Interrogé par Public Sénat, le politologue Olivier Costa, directeur de recherche CNRS et au CEVIPOF, spécialiste des institutions européennes, voit dans ce discours aux accents mitterrandiens un « tournant pragmatique ». Avec, notamment, la volonté d’utiliser le contexte international pour pousser l’UE à se réformer rapidement.

Outre sa prise de parole lors de son investiture samedi, il s’agit du premier discours d’envergure d’Emmanuel Macron depuis sa réélection. Tout un symbole pour un dirigeant qui a en partie construit son projet politique sur l’engagement européen.

« Je pense qu’il a vraiment voulu marquer le coup.

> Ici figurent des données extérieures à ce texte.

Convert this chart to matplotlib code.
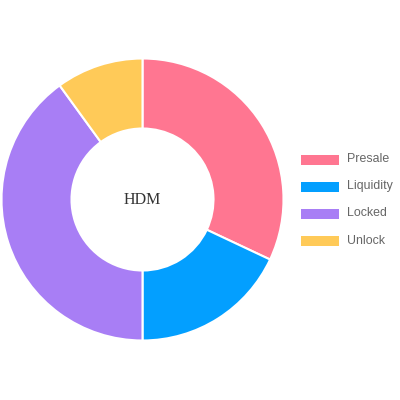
import matplotlib
matplotlib.use('Agg')
import matplotlib.pyplot as plt
from matplotlib.patches import Rectangle

labels = ['Presale', 'Liquidity', 'Locked', 'Unlock']
values = [32, 18, 40, 10]
colors = ['#FF7691', '#039FFF', '#A87EF5', '#FFCA58']
center_label = 'HDM'

fig = plt.figure(figsize=(4, 4), dpi=100)
ax = fig.add_axes([0, 0, 1, 1])

# donut, starts at 12 o'clock and goes clockwise like chart.js
ax.pie(values, colors=colors, startangle=90, counterclock=False,
       center=(142.5, 200.5), radius=141, frame=True,
       wedgeprops=dict(width=70, edgecolor='white', linewidth=1.5))
ax.set_xlim(0, 400)
ax.set_ylim(0, 400)
ax.set_aspect('equal')
ax.axis('off')

ax.text(142.5, 200.5, center_label, ha='center', va='center',
        fontsize=11.5, family='Liberation Serif', color='#333333')

# legend on the right
for i, (lab, col) in enumerate(zip(labels, colors)):
    y = 400 - (159.5 + i * 27)
    ax.add_patch(Rectangle((301, y - 5), 38, 10, facecolor=col, edgecolor='none'))
    ax.text(346.5, y, lab, ha='left', va='center', fontsize=8.9,
            family='Liberation Sans', color='#666666')

fig.savefig('out.png', dpi=100, facecolor='white')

Je l’ai trouvé ému par moments, alors que c’est quelqu’un qui a une grande maîtrise de ses mots. Il a visiblement voulu faire en sorte que cette prise de parole reste comme l’un de ses grands discours. Dans un moment de conflit armé sur le continent, sans doute avait-il en tête le discours d’adieu de François Mitterrand au Parlement européen, où il prononce la fameuse phrase : ‘Le nationalisme, c’est la guerre’. Le discours de ce lundi s’inscrit dans la continuité de celui qu’il avait prononcé à La Sorbonne en 2017. Mais en mettant l‘accent sur une approche fonctionnelle des choses, il a aussi voulu revenir aux besoins des uns et des autres et, d’une certaine manière, à l’esprit d’origine du projet européen. C’est une forme de tournant pragmatique.

Emmanuel Macron propose de mettre en place une convention pour réviser les traités européens. On a l’impression qu’il s’agit d’un serpent de mer depuis la crise de 2008. Les textes sur lesquels repose le fonctionnement de l’Union sont-ils devenus complètement obsolètes ?

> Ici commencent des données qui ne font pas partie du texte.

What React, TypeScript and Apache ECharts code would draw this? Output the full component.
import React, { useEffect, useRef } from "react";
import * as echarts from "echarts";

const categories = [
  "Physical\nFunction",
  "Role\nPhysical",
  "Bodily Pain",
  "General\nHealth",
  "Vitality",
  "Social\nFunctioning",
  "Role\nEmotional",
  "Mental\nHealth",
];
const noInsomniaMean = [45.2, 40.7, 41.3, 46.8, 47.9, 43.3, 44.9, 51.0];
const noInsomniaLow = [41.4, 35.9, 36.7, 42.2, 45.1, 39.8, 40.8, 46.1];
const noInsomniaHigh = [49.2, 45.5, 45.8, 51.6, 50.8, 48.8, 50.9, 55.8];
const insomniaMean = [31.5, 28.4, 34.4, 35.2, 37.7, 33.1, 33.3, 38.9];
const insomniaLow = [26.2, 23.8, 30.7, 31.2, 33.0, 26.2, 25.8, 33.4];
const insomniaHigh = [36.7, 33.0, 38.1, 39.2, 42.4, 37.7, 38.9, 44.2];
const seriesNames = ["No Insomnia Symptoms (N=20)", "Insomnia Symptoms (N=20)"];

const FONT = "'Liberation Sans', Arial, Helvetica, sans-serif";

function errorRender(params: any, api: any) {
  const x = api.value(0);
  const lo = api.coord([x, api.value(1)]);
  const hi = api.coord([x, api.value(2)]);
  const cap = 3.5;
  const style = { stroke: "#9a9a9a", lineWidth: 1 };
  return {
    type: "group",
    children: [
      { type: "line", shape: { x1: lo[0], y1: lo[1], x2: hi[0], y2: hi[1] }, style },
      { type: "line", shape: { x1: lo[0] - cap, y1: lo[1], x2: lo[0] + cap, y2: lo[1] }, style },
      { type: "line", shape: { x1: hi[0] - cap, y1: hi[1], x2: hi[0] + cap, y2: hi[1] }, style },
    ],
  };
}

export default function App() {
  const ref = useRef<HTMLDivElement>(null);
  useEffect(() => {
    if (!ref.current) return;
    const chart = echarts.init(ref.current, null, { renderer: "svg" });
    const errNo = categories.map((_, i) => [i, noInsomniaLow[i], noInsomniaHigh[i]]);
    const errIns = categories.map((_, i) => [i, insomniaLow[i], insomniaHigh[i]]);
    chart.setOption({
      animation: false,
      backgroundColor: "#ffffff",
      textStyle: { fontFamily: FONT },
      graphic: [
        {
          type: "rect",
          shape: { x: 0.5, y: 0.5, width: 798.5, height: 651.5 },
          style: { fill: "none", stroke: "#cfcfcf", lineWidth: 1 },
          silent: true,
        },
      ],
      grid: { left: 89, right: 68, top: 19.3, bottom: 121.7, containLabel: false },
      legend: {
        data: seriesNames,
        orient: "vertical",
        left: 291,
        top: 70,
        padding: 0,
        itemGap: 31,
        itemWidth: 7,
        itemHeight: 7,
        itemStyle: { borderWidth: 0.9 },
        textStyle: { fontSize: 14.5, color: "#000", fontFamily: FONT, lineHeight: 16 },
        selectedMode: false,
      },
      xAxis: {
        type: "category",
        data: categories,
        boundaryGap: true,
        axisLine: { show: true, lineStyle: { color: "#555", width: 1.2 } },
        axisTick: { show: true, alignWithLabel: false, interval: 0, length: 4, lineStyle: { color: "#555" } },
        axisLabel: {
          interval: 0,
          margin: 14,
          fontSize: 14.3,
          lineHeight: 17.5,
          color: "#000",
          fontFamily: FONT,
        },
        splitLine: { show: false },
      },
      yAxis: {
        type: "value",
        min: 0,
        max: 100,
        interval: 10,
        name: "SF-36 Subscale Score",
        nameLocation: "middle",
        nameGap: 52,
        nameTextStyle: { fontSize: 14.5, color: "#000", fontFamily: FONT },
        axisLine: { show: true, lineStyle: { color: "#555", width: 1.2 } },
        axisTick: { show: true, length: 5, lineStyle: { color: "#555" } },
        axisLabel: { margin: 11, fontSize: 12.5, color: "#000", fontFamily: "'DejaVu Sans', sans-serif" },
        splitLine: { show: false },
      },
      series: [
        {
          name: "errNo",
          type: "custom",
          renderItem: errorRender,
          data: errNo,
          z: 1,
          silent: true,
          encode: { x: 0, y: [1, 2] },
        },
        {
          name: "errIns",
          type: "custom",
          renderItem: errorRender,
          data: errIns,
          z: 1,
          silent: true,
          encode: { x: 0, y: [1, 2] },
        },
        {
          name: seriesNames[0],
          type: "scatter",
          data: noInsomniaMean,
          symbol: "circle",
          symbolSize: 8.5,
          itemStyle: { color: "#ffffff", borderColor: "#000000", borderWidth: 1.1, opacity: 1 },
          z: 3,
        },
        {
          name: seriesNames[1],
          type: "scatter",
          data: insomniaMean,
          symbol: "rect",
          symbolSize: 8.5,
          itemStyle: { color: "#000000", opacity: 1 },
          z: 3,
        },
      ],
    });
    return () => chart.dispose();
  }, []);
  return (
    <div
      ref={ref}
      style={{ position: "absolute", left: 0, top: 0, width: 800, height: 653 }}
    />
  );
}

C’est une idée qui s’impose de plus en plus chez certains dirigeants européens, et j’ai trouvé très habile de sa part cette façon de lier les circonstances aux enjeux institutionnels. Pour l’heure, l’Union européenne reste très articulée sur un fonctionnement économique. Mais si l’on veut arrêter de traiter à la marge de nouvelles problématiques, comme le réchauffement climatique ou la justice sociale, il faut une réécriture qui place ces enjeux au cœur des traités. Il faut rappeler que cette idée ne vient pas d’Emmanuel Macron, elle a été mise en avant par la Conférence sur l’avenir de l’Europe au sein de laquelle les panels citoyens ont pris beaucoup de poids, ce qui confère à ces travaux une certaine légitimité.

Et pourtant, treize Etats membres, parmi lesquels le Danemark, la Suède, la Finlande, la Bulgarie, ou encore les Etats Baltes, ont fait savoir qu’ils s’opposaient à cette révision. Pourquoi ?

Ces pays sont rentrés dans l’Union européenne plus tardivement. Ils se sentent moins impliqués dans un projet politique qui remonte à l’après-guerre. Par ailleurs, ce sont des pays qui vivent bien, et qui n’ont pas nécessairement envie de partager leur destin avec des pays d’Europe plus en difficultés. Nous sortons de deux années de crise sanitaire, et les crises sont souvent des moments de repli national.

Le président de la République a évoqué la création d’une communauté politique européenne, sorte de nouvel espace de coopération extra-européen, qui permettrait de mettre autour de la table des pays qui n’appartiennent pas à l’UE, ou ceux qui en sont sortis, comme le Royaume-Uni. Est-il nécessaire d’envisager ce nouvel échelon de discussion à l’échelle du continent ?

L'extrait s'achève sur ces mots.